Netgear FVS336G
Verdict
Netgear delivers an affordable security appliance with the best of both VPN worlds and plenty more besides.
Review Date: 6 Feb 2008
Price when reviewed: exc VAT
Overall Rating

Netgear delivers an affordable security appliance with the best of both VPN worlds and plenty more besides
The full name of Netgear's latest SMB router says it all, as the ProSafe Dual WAN Gigabit Firewall with SSL and IPSEC VPN really does pack in the features. With both IPsec and SSL VPNs on the menu you can create secure site-to-site tunnels using the former, and for easy mobile access use SSL VPNs that only require the user to log in from a standard web browser.
However, the level of SSL VPN features aren't as good as those offered by the PC Pro Recommended Netgear SSL312, although considering this solution costs over £60 more it's hardly surprising. Instead of application proxies, you have a more basic set of controls where you define only LAN resources based on IP addresses and port combinations. You don't get the Network Places option either, but you can use different domains to authenticate users with the appliance's local database or via AD, NT domain or RADIUS servers.
Users can be offered VPN tunnels or port forwarding, where the latter uses a lighter ActiveX client but only supports TCP. For testing, we used one port connected to our LAN and the primary WAN port configured in a different subnet, with a collection of workstations behind it acting as remote clients. After logging on to the appliance, our users were redirected to a portal page with a connection icon. Selecting this loads an ActiveX control, which creates a virtual network adapter that's assigned an IP address from the pool on the appliance.
We had no problems creating different access policies, where we could decide to allow external access to our FTP and mail servers but stop anything else on the LAN being seen. Performance isn't particularly good, as copying a 690MB video clip from an FTP server on the LAN to a remote client saw average speeds of only 1.4MB/sec.

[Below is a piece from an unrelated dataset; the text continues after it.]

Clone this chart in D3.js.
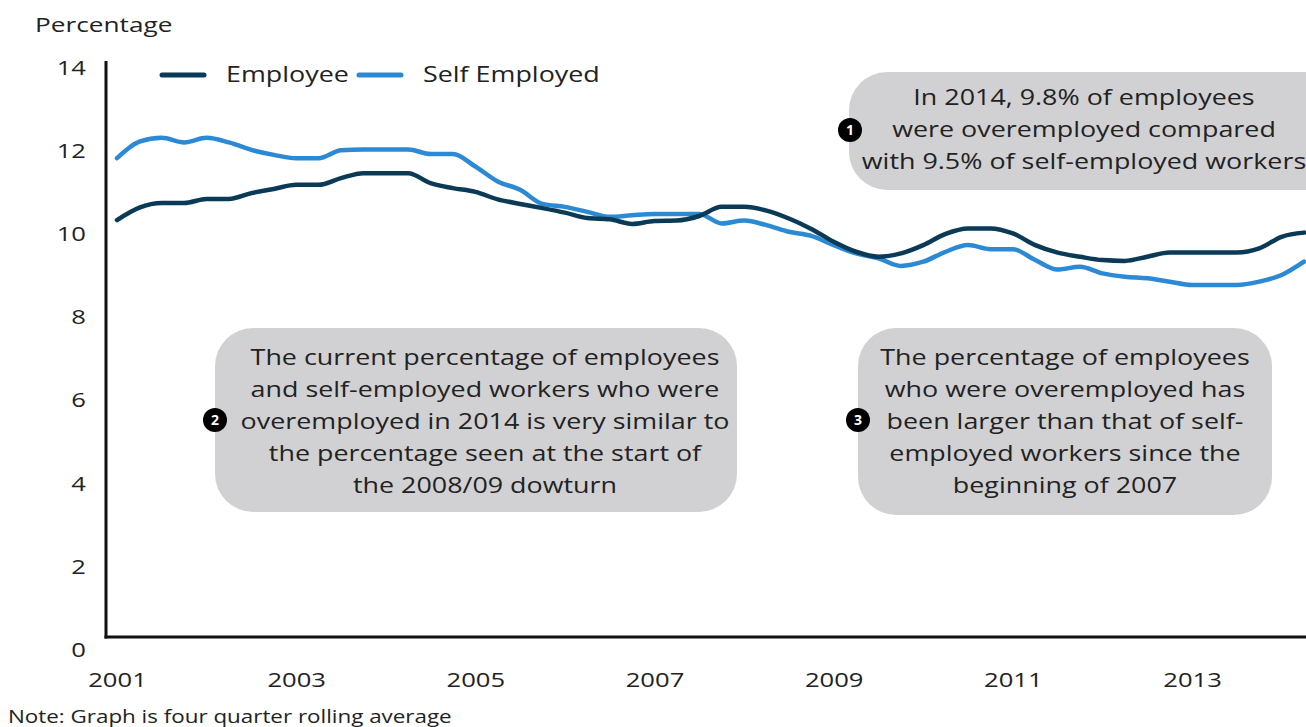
<!DOCTYPE html>
<html>
<head>
<meta charset="utf-8">
<script src="https://cdn.jsdelivr.net/npm/d3@7"></script>
<style>
  html, body { margin: 0; padding: 0; background: #ffffff; }
  svg { display: block; font-family: "Open Sans", "Noto Sans", sans-serif; }
</style>
</head>
<body>
<svg id="chart" width="1306" height="727"></svg>
<script>
// Quarterly categories, 2001 Q1 to 2014 Q2
const quarters = [];
for (let yr = 2001; yr <= 2014; yr++) {
  for (let q = 1; q <= 4; q++) {
    if (yr === 2014 && q > 2) break;
    quarters.push(yr + " Q" + q);
  }
}

// Four quarter rolling average, % of workers who are overemployed
const employee = [
  10.34, 10.64, 10.75, 10.75, 10.85, 10.85, 10.99, 11.09, 11.19, 11.19,
  11.35, 11.47, 11.47, 11.47, 11.23, 11.11, 11.02, 10.84, 10.73, 10.63,
  10.52, 10.39, 10.36, 10.25, 10.32, 10.33, 10.44, 10.66, 10.66, 10.57,
  10.38, 10.13, 9.82, 9.58, 9.46, 9.54, 9.74, 10.01, 10.14, 10.14,
  10.02, 9.74, 9.56, 9.46, 9.38, 9.36, 9.46, 9.56, 9.56, 9.56,
  9.56, 9.66, 9.94, 10.04
];
const selfEmployed = [
  11.83, 12.23, 12.32, 12.21, 12.32, 12.21, 12.03, 11.91, 11.83, 11.83,
  12.02, 12.04, 12.04, 12.04, 11.93, 11.93, 11.63, 11.27, 11.07, 10.73,
  10.66, 10.54, 10.42, 10.46, 10.49, 10.49, 10.49, 10.26, 10.33, 10.22,
  10.06, 9.96, 9.74, 9.54, 9.42, 9.24, 9.34, 9.58, 9.74, 9.64,
  9.64, 9.38, 9.15, 9.22, 9.06, 8.98, 8.94, 8.86, 8.78, 8.78,
  8.78, 8.86, 9.02, 9.34
];

const yTicks = [0, 2, 4, 6, 8, 10, 12, 14];
const xTickLabels = ["2001", "2003", "2005", "2007", "2009", "2011", "2013"];

const seriesNames = ["Employee", "Self Employed"];
const seriesColors = ["#0b3a57", "#2b8ad3"];

const notes = [
  { num: "1", lines: ["In 2014, 9.8% of employees", "were overemployed compared", "with 9.5% of self-employed workers"] },
  { num: "2", lines: ["The current percentage of employees", "and self-employed workers who were", "overemployed in 2014 is very similar to", "the percentage seen at the start of", "the 2008/09 dowturn"] },
  { num: "3", lines: ["The percentage of employees", "who were overemployed has", "been larger than that of self-", "employed workers since the", "beginning of 2007"] }
];

const svg = d3.select("#chart");
const textColor = "#222222";
// horizontal stretch applied to all lettering
const SX = 1.28;

function addText(parent, x, y, str, size, anchor) {
  return parent.append("text")
    .attr("transform", `translate(${x},${y}) scale(${SX},1)`)
    .attr("font-size", size)
    .attr("text-anchor", anchor || "start")
    .attr("fill", textColor)
    .text(str);
}

const x = d3.scalePoint().domain(quarters).range([117, 1304]);
const y = d3.scaleLinear().domain([0, 14]).range([650, 68]);

const axisX = 106, baseY = 637;

// Axis title
addText(svg, 35, 32, "Percentage", 20.5);

// Y axis labels
const yPad = 20;
const yAxis = svg.append("g")
  .attr("transform", `translate(${axisX},0)`)
  .call(d3.axisLeft(y).tickValues(yTicks).tickSize(0).tickPadding(yPad).tickFormat(d3.format("d")));
yAxis.select(".domain").remove();
yAxis.selectAll("text")
  .attr("x", -yPad / SX)
  .attr("transform", `scale(${SX},1)`)
  .attr("font-size", 20).attr("fill", textColor).attr("font-family", "Open Sans");

// X axis labels
const xAxis = svg.append("g")
  .attr("transform", `translate(0,${baseY})`)
  .call(d3.axisBottom(x)
    .tickValues(xTickLabels.map(t => t + " Q1"))
    .tickFormat(d => d.slice(0, 4))
    .tickSize(0).tickPadding(36));
xAxis.select(".domain").remove();
xAxis.selectAll("text")
  .attr("transform", `scale(${SX},1)`)
  .attr("font-size", 20).attr("fill", textColor).attr("font-family", "Open Sans");

// Axis lines
svg.append("line")
  .attr("x1", axisX).attr("x2", axisX).attr("y1", 61).attr("y2", baseY + 1.5)
  .attr("stroke", "#111").attr("stroke-width", 3);
svg.append("line")
  .attr("x1", axisX - 1.5).attr("x2", 1306).attr("y1", baseY).attr("y2", baseY)
  .attr("stroke", "#111").attr("stroke-width", 3);

// Series lines
const line = d3.line()
  .x((d, i) => x(quarters[i]))
  .y(d => y(d))
  .curve(d3.curveMonotoneX);

[selfEmployed, employee].forEach((vals, k) => {
  svg.append("path")
    .datum(vals)
    .attr("d", line)
    .attr("fill", "none")
    .attr("stroke", k === 0 ? seriesColors[1] : seriesColors[0])
    .attr("stroke-width", 4.5)
    .attr("stroke-linejoin", "round")
    .attr("stroke-linecap", "round");
});

// Legend
const legendPos = [{ sx: 162, tx: 226 }, { sx: 359, tx: 423 }];
seriesNames.forEach((name, i) => {
  svg.append("line")
    .attr("x1", legendPos[i].sx).attr("x2", legendPos[i].sx + 42)
    .attr("y1", 75).attr("y2", 75)
    .attr("stroke", seriesColors[i]).attr("stroke-width", 5)
    .attr("stroke-linecap", "round");
  addText(svg, legendPos[i].tx, 82, name, 21);
});

// Annotation callouts
const boxes = [
  { x: 849, y: 72, w: 500, h: 118, cx: 1084, ty: 105, bx: 850, by: 130 },
  { x: 215, y: 328, w: 522, h: 184, cx: 485, ty: 365, bx: 215, by: 420 },
  { x: 858, y: 328, w: 414, h: 187, cx: 1065, ty: 365, bx: 858, by: 420 }
];
notes.forEach((n, i) => {
  const b = boxes[i];
  const g = svg.append("g");
  g.append("rect")
    .attr("x", b.x).attr("y", b.y).attr("width", b.w).attr("height", b.h)
    .attr("rx", 38).attr("ry", 38)
    .attr("fill", "#d1d1d3");
  n.lines.forEach((str, j) => addText(g, b.cx, b.ty + j * 32, str, 21, "middle"));
  g.append("circle")
    .attr("cx", b.bx).attr("cy", b.by).attr("r", 12)
    .attr("fill", "#000");
  g.append("text")
    .attr("x", b.bx).attr("y", b.by + 5)
    .attr("text-anchor", "middle")
    .attr("font-size", 14).attr("font-weight", "bold")
    .attr("fill", "#fff")
    .text(n.num);
});

// Footnote
addText(svg, 8, 723, "Note: Graph is four quarter rolling average", 17.5);
</script>
</body>
</html>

The SPI firewall defaults to blocking all unsolicited inbound traffic, but you can modify it with your own rules. Specific traffic can be blocked or allowed, and one of three schedules can be applied to determine when rules are active. Failover options are good, as you can set the second WAN port to act as a backup link if the primary link goes down, or bind both together in a single load balanced link. Traffic metering could also prove useful, as you can apply a limit in megabytes to WAN usage and if it exceeds this during the current month, all further access can be blocked. The counter can be reset on a specific day of each month, you can allow a temporary increase if the threshold is breached, and also choose to only let email continue if required.
Internet access controls can also be applied, although these are rather basic. LAN systems can be placed in one of eight groups and have URL keyword blocking applied to them. You can create only a single URL keyword list and apply it to selected groups, so it isn't possible to use different policies for each group.
The FVS336G is offering a very good deal to small businesses that want a good combination of network security features. The SSL VPNs aren't the best, but they work - and that Netgear has managed to include them at all at this price is quite remarkable.